Fluence’s SAP footprint is large: it spans S/4HANA, SAP Analytics Cloud (SAC), Integrated Business Planning (IBP), Sustainability Control Tower, and Signavio. “This wasn’t a finance-only project,” Crounse emphasized. “It was about end-to-end orchestration—from project inception to delivery and long-term asset maintenance.”
With installations across 24 countries and a growing physical presence in strategic markets like India, Germany, and the U.S., Fluence’s localization strategy relies heavily on SAP’s global capabilities. “Made-in-America is part of our strategy, but so is ‘sold-by-Germans-in-Germany’—it’s about being present where sustainability matters most,” Crounse said.
SAP’s role at Fluence also extends into sustainability and AI. As a green energy company, Fluence is exploring SAP Green Ledger and other emerging tools. “We were one of the first to sign up for RISE,” says Crounse. “But I’ve told SAP: I don’t want to be half-in. We need end-to-end cloud-native capabilities, especially as we lean into AI and agent-based operations.”
While Crounse doesn’t foresee AI fundamentally reshaping Fluence’s core engineering work in the short term, he does see operational use cases exploding. “Can I cut my development team by 20% with GenAI? Can we automate testing or generate telemetry insights from our battery systems? These are the questions I’m asking today,” he said.

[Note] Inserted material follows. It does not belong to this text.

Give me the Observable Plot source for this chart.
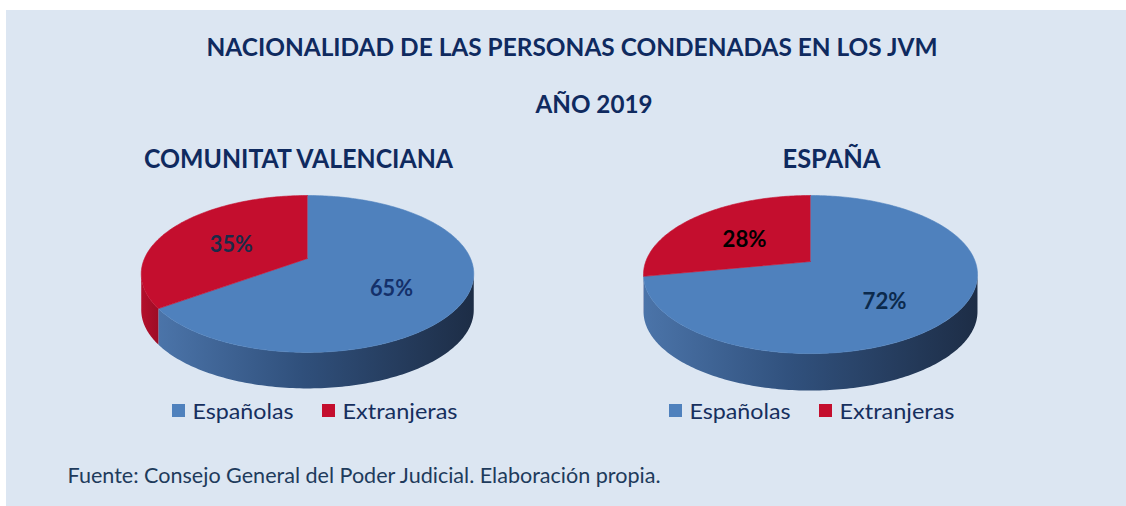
<!DOCTYPE html>
<html><head><meta charset="utf-8">
<script src="https://cdn.jsdelivr.net/npm/d3@7"></script>
<script src="https://cdn.jsdelivr.net/npm/@observablehq/plot@0.6"></script>
<style>
html,body{margin:0;padding:0;background:#fff;width:1126px;height:506px;overflow:hidden}
#panel{position:absolute;left:6px;top:10px;width:1120px;height:496px;background:#dce6f2}
#chart{position:absolute;left:0;top:0}
</style></head><body><div id="panel"></div><div id="chart"></div>
<script>
// ---- data ----
const title = "NACIONALIDAD DE LAS PERSONAS CONDENADAS EN LOS JVM";
const subtitle = "AÑO 2019";
const regions = ["COMUNITAT VALENCIANA", "ESPAÑA"];
const categories = ["Españolas", "Extranjeras"];
const sharesCV = [65, 35];
const sharesES = [72, 28];
const source = "Fuente: Consejo General del Poder Judicial. Elaboración propia.";

// ---- style / layout ----
const W = 1126, H = 506;
const colors = {"Españolas": "#4f81bd", "Extranjeras": "#c40e2e"};
const sideFill = {"Españolas": "url(#gBlue)", "Extranjeras": "url(#gRed)"};
const navy = "#0f2a5f";
const font = "Lato, 'Open Sans', sans-serif";
const pies = [
  {region: regions[0], shares: sharesCV, cx: 307, cy: 258, R: 163, K: 75.4, p: 0.197, depth: 36,
   titleX: 298, legendX: 172, labelColors: ["#14306a", "#1b2a48"]},
  {region: regions[1], shares: sharesES, cx: 810, cy: 261, R: 164.7, K: 76.9, p: 0.165, depth: 37,
   titleX: 831, legendX: 669, labelColors: ["#0c2a4c", "#000000"]}
];
const widths = {
  [title]: 731, [subtitle]: 117, [regions[0]]: 309, [regions[1]]: 98,
  "Españolas": 101, "Extranjeras": 115, [source]: 593,
  "35%": 43, "65%": 43, "28%": 44, "72%": 44
};

// perspective projection of a point on the tilted disc
function proj(pie, phi, r = 1) {
  const u = Math.sin(phi) * r, v = Math.cos(phi) * r;
  const s = 1 / (1 + pie.p * v);
  return [pie.cx + pie.R * u * s, pie.cy - pie.K * v * s];
}
function arcAngles(a0, a1) {
  const n = Math.max(2, Math.ceil((a1 - a0) / (Math.PI / 180)));
  return d3.range(n + 1).map(i => a0 + (a1 - a0) * i / n);
}

const topPts = [], sidePts = [], labels = [], legend = [];
pies.forEach((pie, pi) => {
  const arcs = d3.pie().sort(null).value(d => d)(pie.shares);
  const front = Math.acos(-pie.p); // silhouette angles
  arcs.forEach((a, si) => {
    const cat = categories[si];
    const id = `${pi}-${si}`;
    topPts.push({id, cat, x: pie.cx, y: pie.cy});
    arcAngles(a.startAngle, a.endAngle).forEach(phi => {
      const [x, y] = proj(pie, phi);
      topPts.push({id, cat, x, y});
    });
    const s0 = Math.max(a.startAngle, front), s1 = Math.min(a.endAngle, 2 * Math.PI - front);
    if (s1 > s0) {
      const ph = arcAngles(s0, s1);
      ph.forEach(phi => { const [x, y] = proj(pie, phi); sidePts.push({id, cat, x, y}); });
      ph.slice().reverse().forEach(phi => { const [x, y] = proj(pie, phi); sidePts.push({id, cat, x, y: y + pie.depth}); });
    }
    const mid = (a.startAngle + a.endAngle) / 2;
    const [lx, ly] = proj(pie, mid, 0.55);
    labels.push({x: lx, y: ly + (Math.cos(mid) < 0 ? pie.depth * 0.3 : 4),
                 text: `${pie.shares[si]}%`, color: pie.labelColors[si]});
  });
  categories.forEach((cat, i) => legend.push({cat, x: pie.legendX + i * 150, color: colors[cat]}));
});

const defsMark = () => {
  const g = d3.create("svg:g");
  const defs = g.append("defs");
  const gb = defs.append("linearGradient").attr("id", "gBlue").attr("x1", 0).attr("x2", 1).attr("y1", 0).attr("y2", 0);
  [[0, "#4b74a9"], [0.45, "#30507c"], [1, "#1d2d46"]].forEach(([o, c]) => gb.append("stop").attr("offset", o).attr("stop-color", c));
  const gr = defs.append("linearGradient").attr("id", "gRed").attr("x1", 0).attr("x2", 1).attr("y1", 0).attr("y2", 0);
  [[0, "#b3102c"], [1, "#9e0c25"]].forEach(([o, c]) => gr.append("stop").attr("offset", o).attr("stop-color", c));
  return g.node();
};

const marks = [defsMark];
categories.forEach(cat => {
  marks.push(Plot.line(sidePts.filter(d => d.cat === cat), {x: "x", y: "y", z: "id", fill: sideFill[cat], stroke: "none"}));
});
categories.forEach(cat => {
  marks.push(Plot.line(topPts.filter(d => d.cat === cat), {x: "x", y: "y", z: "id", fill: colors[cat], stroke: colors[cat], strokeWidth: 0.6}));
});
marks.push(
  Plot.text(labels, {x: "x", y: "y", text: "text", fill: "color", fontFamily: font, fontWeight: "bold", fontSize: 23, lineAnchor: "middle"}),
  Plot.text([title], {x: () => 571.5, y: () => 55, text: d => d, fill: navy, fontFamily: font, fontWeight: "bold", fontSize: 25, lineAnchor: "bottom"}),
  Plot.text([subtitle], {x: () => 593.5, y: () => 112, text: d => d, fill: navy, fontFamily: font, fontWeight: "bold", fontSize: 25, lineAnchor: "bottom"}),
  Plot.text(pies, {x: "titleX", y: () => 167, text: "region", fill: navy, fontFamily: font, fontWeight: "bold", fontSize: 26, lineAnchor: "bottom"}),
  Plot.rect(legend, {x1: "x", x2: d => d.x + 13, y1: () => 404, y2: () => 417, fill: "color"}),
  Plot.text(legend, {x: d => d.x + 20, y: () => 418, text: "cat", fill: "#162f5e", fontFamily: font, fontSize: 21, textAnchor: "start", lineAnchor: "bottom"}),
  Plot.text([source], {x: () => 67, y: () => 482, text: d => d, fill: "#1e3b5c", fontFamily: font, fontSize: 21, textAnchor: "start", lineAnchor: "bottom"})
);

const chart = Plot.plot({
  width: W, height: H, margin: 0,
  x: {domain: [0, W], range: [0, W], axis: null},
  y: {domain: [0, H], range: [0, H], axis: null},
  color: {type: "identity"},
  style: {background: "transparent", overflow: "visible"},
  marks
});
chart.querySelectorAll("text").forEach(t => {
  const w = widths[t.textContent];
  if (w) { t.setAttribute("textLength", w); t.setAttribute("lengthAdjust", "spacingAndGlyphs"); }
});
document.getElementById("chart").appendChild(chart);
</script></body></html>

Fluence’s systems already collect data from thousands of IoT-connected devices, calling home to report temperature changes, performance degradation, or potential safety risks. “Our Battery Management System (BMS) sends alerts like: ‘I’m overheating—turn me down or I’ll shorten my lifespan,’” said Crounse. “This telemetry is where GenAI and SAP tools like AI Core and the Sustainability Control Tower can have real impact.”
The value isn’t just internal. Fluence’s long-term strategy revolves around recurring revenue from post-installation service and maintenance—an area that increasingly relies on smart analytics, AI, and predictive maintenance driven by SAP’s integrated platform capabilities.
For those embarking on similar journeys, Crounse offers straightforward advice: “Keep moving. You won’t hire perfect candidates, you won’t scope perfect processes—but the faster you move, the faster you learn, pivot, and scale. That’s how we’re building Fluence for the long run.”
What this means for ERP insiders
Think clean core for real scale. Fluence’s 99.7% clean core SAP deployment allowed it to grow from $900 million to $4 billion in two years—without tripping over customization bloat. For CIOs facing hypergrowth, clean core isn’t just a buzzword; it’s a requirement. SAP S/4HANA’s standardized processes and modular extensions (like SAP BTP and Signavio) let companies move fast while retaining governance and future-proofing their enterprise stack.
Make your supply chain predictive, not reactive. Fluence treats its global supply chain as a dynamic network, not a linear chain. SAP IBP and SAC provide forward-looking insights that help avoid penalties for late delivery on $300M projects. Tech leaders should invest in predictive analytics and supply chain orchestration platforms that turn data into timely action—especially in capital-intensive industries like energy, aerospace, and automotive.
Lean into sustainability and AI – but don’t get stuck in pilots. From Green Ledger to AI-generated code, Fluence is moving beyond buzzwords. CIOs should evaluate how SAP’s AI Core, Joule, and Sustainability Control Tower integrate with real business scenarios. Don’t pursue AI as a science project—pursue it to reduce headcount where possible, automate processes, and deliver smarter service to customers already demanding accountability and uptime.